Culver Post: A Beacon of Innovation in Post-Production and HDR Cinematography
▲ Samsung Electronics provided a 34-foot, 8K Samsung IWA LED and DCI-certified 4K Samsung Onyx LED displays to Culver Post in partnership with 424 Post and Harbor
Culver Post was created thanks to the visionary collaboration between renowned Los Angeles sound studio 424 Post and global post-production leader Harbor. This full-service post-production studio is expected to bring unmatched HDR and SDR mastering capabilities.
Why were Samsung’s display technologies specifically chosen by 424 Post and Harbor, both leaders in their respective fields? The answer lies in Samsung’s commitment to innovation, quality and the immersive viewing experience.
The Culver Post offers five stages for theatrical color grading and sound mixing, with the first stage outfitted with Samsung’s cutting-edge 34-foot, 8K IWA LED cinema display and the second stage with the DCI-certified 4K Onyx LED display. Each stage is complemented by Meyer Sound Ultra Reflex cinema sound systems featuring Dolby Atmos sound. Both stages can accommodate approximately 50 guests, which allows the post-production team to experience a true cinematic working environment for directors, cinematographers, editors, colorists and other professionals.
▲ Culver Post features a remarkable 34-foot 8K IWA cinema display for a true cinema-style environment for color grading and sound mixing
The 8K IWA LED cinema display is ideal for both HDR and SDR color grading, while Onyx, the world’s first DCI-certified cinema LED display, is perfect for HDR color grading and mastering. These displays outperform standard digital cinema projection systems in terms of detail, contrast and brightness, positioning Culver Post at the forefront of cinematic technology and ensuring that the studio is future-proofed for upcoming advancements in post-production technology.

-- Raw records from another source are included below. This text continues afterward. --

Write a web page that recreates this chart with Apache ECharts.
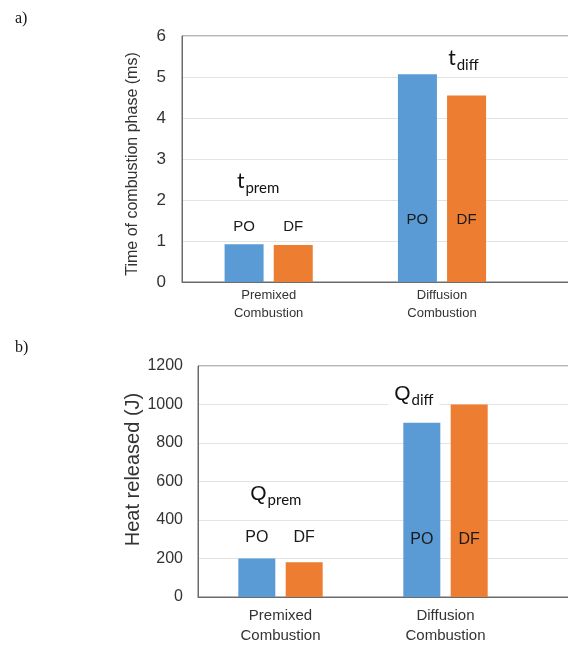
<!DOCTYPE html>
<html><head><meta charset="utf-8">
<script src="https://cdn.jsdelivr.net/npm/echarts@6/dist/echarts.min.js"></script>
<style>html,body{margin:0;padding:0;background:#fff}#c{width:568px;height:648px}</style>
</head><body><div id="c"></div>
<script>
const categories = ['Premixed\nCombustion', 'Diffusion\nCombustion'];
const seriesNames = ['PO', 'DF'];
const timePO = [0.92, 5.07];
const timeDF = [0.90, 4.55];
const heatPO = [200, 905];
const heatDF = [180, 1000];
const timeAxis = { min: 0, max: 6, interval: 1, name: 'Time of combustion phase (ms)' };
const heatAxis = { min: 0, max: 1200, interval: 200, name: 'Heat released (J)' };
const timeNotes = [['t', 'prem'], ['t', 'diff']];
const heatNotes = [['Q', 'prem'], ['Q', 'diff']];
const panelTags = ['a)', 'b)'];

const BLUE = '#5b9bd5', ORANGE = '#ed7d31';
const axisCats = categories.concat(['']);
const chart = echarts.init(document.getElementById('c'), null, { renderer: 'canvas' });

function note(pair, coord, offset, mainSize, subSize, mainFont, withBg) {
  return {
    coord: coord,
    symbol: 'circle', symbolSize: 0,
    label: {
      show: true, position: 'inside', offset: offset,
      formatter: '{m|' + pair[0] + '}{s|' + pair[1] + '}',
      backgroundColor: withBg ? '#fff' : 'transparent',
      padding: withBg ? [2, 6, 2, 6] : 0,
      rich: {
        m: { fontSize: mainSize, fontFamily: mainFont, color: '#111', lineHeight: mainSize + 3, verticalAlign: 'top' },
        s: { fontSize: subSize, fontFamily: 'Lato', color: '#111', lineHeight: subSize + 2, verticalAlign: 'top', padding: [Math.round(mainSize * 0.45), 0, 0, 1] }
      }
    }
  };
}

function barLabels(values, dists) {
  return values.map((v, i) => ({
    value: v,
    label: { show: true, position: 'insideBottom', distance: dists[i] }
  }));
}

function barSeries(idx, name, vals, color, dists, bw, gap, fs, notes) {
  const s = {
    type: 'bar', name: name, xAxisIndex: idx, yAxisIndex: idx,
    data: barLabels(vals, dists),
    barWidth: bw, barGap: gap,
    itemStyle: { color: color },
    label: { show: true, formatter: '{a}', color: '#1a1a1a', fontSize: fs, fontFamily: 'Liberation Sans' },
    silent: true, animation: false
  };
  if (notes) s.markPoint = { silent: true, animation: false, data: notes };
  return s;
}

const option = {
  animation: false,
  backgroundColor: '#fff',
  title: [
    { text: panelTags[0], left: 10, top: 6, textStyle: { fontFamily: 'Liberation Serif', fontSize: 16, fontWeight: 'normal', color: '#111' } },
    { text: panelTags[1], left: 10, top: 335, textStyle: { fontFamily: 'Liberation Serif', fontSize: 16, fontWeight: 'normal', color: '#111' } }
  ],
  grid: [
    { left: 182, top: 36, width: 520, height: 246, outerBoundsMode: 'none', containLabel: false, show: true, borderColor: '#6b6b6b', borderWidth: 1, backgroundColor: 'transparent' },
    { left: 198, top: 366, width: 495, height: 231, outerBoundsMode: 'none', containLabel: false, show: true, borderColor: '#6b6b6b', borderWidth: 1, backgroundColor: 'transparent' }
  ],
  xAxis: [
    { type: 'category', gridIndex: 0, data: axisCats, axisTick: { show: false },
      axisLine: { lineStyle: { color: '#6b6b6b' } },
      axisLabel: { interval: 0, color: '#333', fontSize: 13, lineHeight: 18, fontFamily: 'Liberation Sans', margin: 4 } },
    { type: 'category', gridIndex: 1, data: axisCats, axisTick: { show: false },
      axisLine: { lineStyle: { color: '#6b6b6b' } },
      axisLabel: { interval: 0, color: '#333', fontSize: 15, lineHeight: 20, fontFamily: 'Liberation Sans', margin: 9 } }
  ],
  yAxis: [
    { type: 'value', gridIndex: 0, min: timeAxis.min, max: timeAxis.max, interval: timeAxis.interval,
      name: timeAxis.name, nameLocation: 'middle', nameGap: 41, nameMoveOverlap: false,
      nameTextStyle: { fontSize: 16, color: '#333', fontFamily: 'Liberation Sans', padding: [0, 10, 0, 0] },
      axisLine: { show: true, lineStyle: { color: '#6b6b6b' } }, axisTick: { show: false },
      axisLabel: { fontSize: 17, color: '#333', fontFamily: 'Liberation Sans', margin: 16, formatter: v => String(v) },
      splitLine: { lineStyle: { color: '#e3e3e3' } } },
    { type: 'value', gridIndex: 1, min: heatAxis.min, max: heatAxis.max, interval: heatAxis.interval,
      name: heatAxis.name, nameLocation: 'middle', nameGap: 55, nameMoveOverlap: false,
      nameTextStyle: { fontSize: 20, color: '#333', fontFamily: 'Liberation Sans', padding: [0, 0, 0, 24] },
      axisLine: { show: true, lineStyle: { color: '#6b6b6b' } }, axisTick: { show: false },
      axisLabel: { fontSize: 16, color: '#333', fontFamily: 'Liberation Sans', margin: 15, formatter: v => String(v) },
      splitLine: { lineStyle: { color: '#e3e3e3' } } }
  ],
  series: [
    barSeries(0, seriesNames[0], timePO, BLUE, [48, 55], 39, '26%', 15, [
      note(timeNotes[0], [0, 2.41], [14, 0], 21, 15, 'Lato', false),
      note(timeNotes[1], [1, 5.41], [46, 0], 21, 15, 'Lato', true)
    ]),
    barSeries(0, seriesNames[1], timeDF, ORANGE, [48, 55], 39, '26%', 15),
    barSeries(1, seriesNames[0], heatPO, BLUE, [51, 49], 37, '28%', 16, [
      note(heatNotes[0], [0, 525], [19, 0], 21, 15, 'Liberation Sans', true),
      note(heatNotes[1], [1, 1044], [-8, 0], 21, 15, 'Liberation Sans', true)
    ]),
    barSeries(1, seriesNames[1], heatDF, ORANGE, [51, 49], 37, '28%', 16)
  ]
};
chart.setOption(option);
</script>
</body></html>
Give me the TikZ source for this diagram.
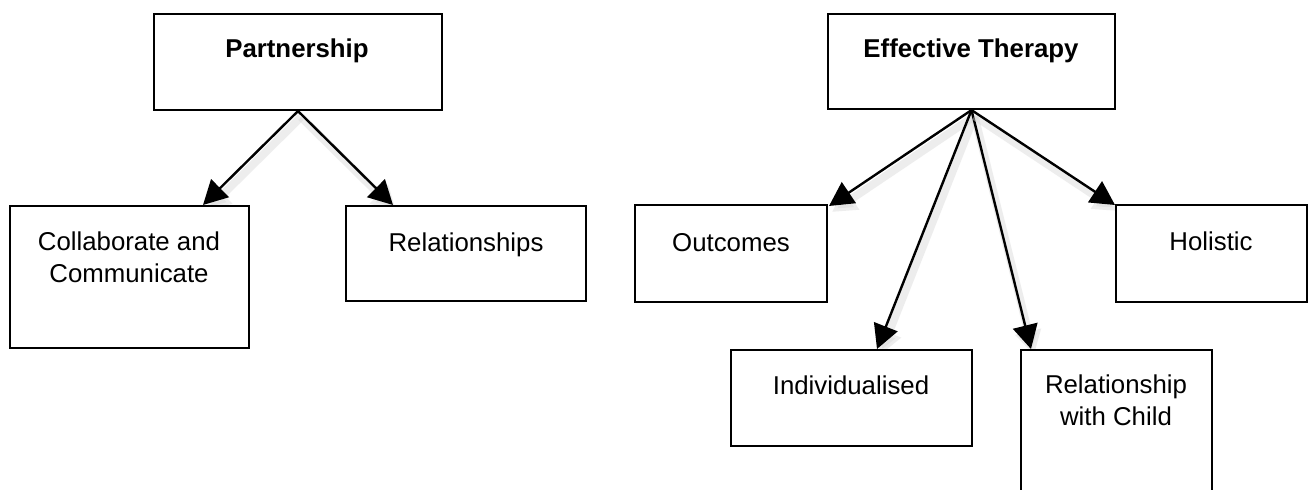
\documentclass[tikz,border=0pt]{standalone}
\usepackage{fontspec}
\setmainfont{Liberation Sans}
\usetikzlibrary{arrows.meta,backgrounds}
\tikzset{
  box/.style={draw=black, line width=1.1pt, rectangle, inner sep=0pt, fill=white},
  lbl/.style={font=\fontsize{12.9}{16}\selectfont, inner sep=0pt, anchor=base, align=center},
  blbl/.style={lbl, font=\fontsize{12.9}{16}\selectfont\bfseries},
  arr/.style={line width=1.2pt, -{Triangle[length=12pt,width=12.5pt]},
    preaction={draw=black!15, line width=4pt, opacity=0.45,
      transform canvas={shift={(1.5pt,-3pt)}}}},
}
\begin{document}
\begin{tikzpicture}[x=0.5pt,y=-0.5pt]
\useasboundingbox (0,0) rectangle (1312,490);
% boxes
\node[box, minimum width=144pt, minimum height=48pt] (part) at (298,62) {};
\node[box, minimum width=143.5pt, minimum height=47.5pt] (eff) at (971.5,61.5) {};
\node[box, minimum width=119.5pt, minimum height=71pt] (coll) at (129.5,277) {};
\node[box, minimum width=120pt, minimum height=47.5pt] (rels) at (466,253.5) {};
\node[box, minimum width=96pt, minimum height=48.5pt] (out) at (731,253.5) {};
\node[box, minimum width=95.5pt, minimum height=48.5pt] (hol) at (1211.5,253.5) {};
\node[box, minimum width=120.5pt, minimum height=48pt] (ind) at (851.5,398) {};
\node[box, minimum width=95.5pt, minimum height=80pt] (rwc) at (1116.5,430) {};
% labels
\node[blbl] (partl) at (297,58) {Partnership};
\node[blbl] (effl) at (971,58) {Effective Therapy};
\node[lbl] (colll) at (129,283) {Collaborate and\\Communicate};
\node[lbl] (relsl) at (466,252) {Relationships};
\node[lbl] (outl) at (731,252) {Outcomes};
\node[lbl] (holl) at (1211,251) {Holistic};
\node[lbl] (indl) at (851,395) {Individualised};
\node[lbl] (rwcl) at (1116,426) {Relationship\\with Child};
% arrow tips
\coordinate (t1) at (203,205);
\coordinate (t2) at (393,205);
\coordinate (t3) at (829,206);
\coordinate (t4) at (877,349);
\coordinate (t5) at (1031,349);
\coordinate (t6) at (1115,205);
\begin{scope}[on background layer]
\fill[white] (0,0) rectangle (1312,490);
\draw[arr] (part.south) -- (t1);
\draw[arr] (part.south) -- (t2);
\draw[arr] (eff.south) -- (t3);
\draw[arr] (eff.south) -- (t4);
\draw[arr] (eff.south) -- (t5);
\draw[arr] (eff.south) -- (t6);
\end{scope}
\end{tikzpicture}
\end{document}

“Samsung is committed to using innovative display technology to revolutionize the way that content is created and consumed,” said David Phelps, Head of the Display Division, Samsung Electronics America. “The new Culver Post post-production studio marks a tangible milestone in the future of cinema and post-production. Filmmakers and creators can now edit and experience video content as it would be seen and heard on the big screen to enable immersive storytelling that leaves a lasting impact on audiences.”
▲ Culver Post’s groundbreaking studio environment not only signifies a leap into the future of cinematic production and consumption but also underscores the trust that experts place in Samsung’s technology
Superior Cinematic Displays to Optimize Post-Production Workflow
The selection of Samsung’s technology for Culver Post reflects the displays’ superior capabilities for HDR post-production. Enhanced brightness, contrast and detail transform the color grading and mastering process, allowing creators to see their work as it will appear in realistic viewing environments. The theaters and their immersive cinema display also turn mastering into a communal creative experience, bringing the entire production team together for collaboration.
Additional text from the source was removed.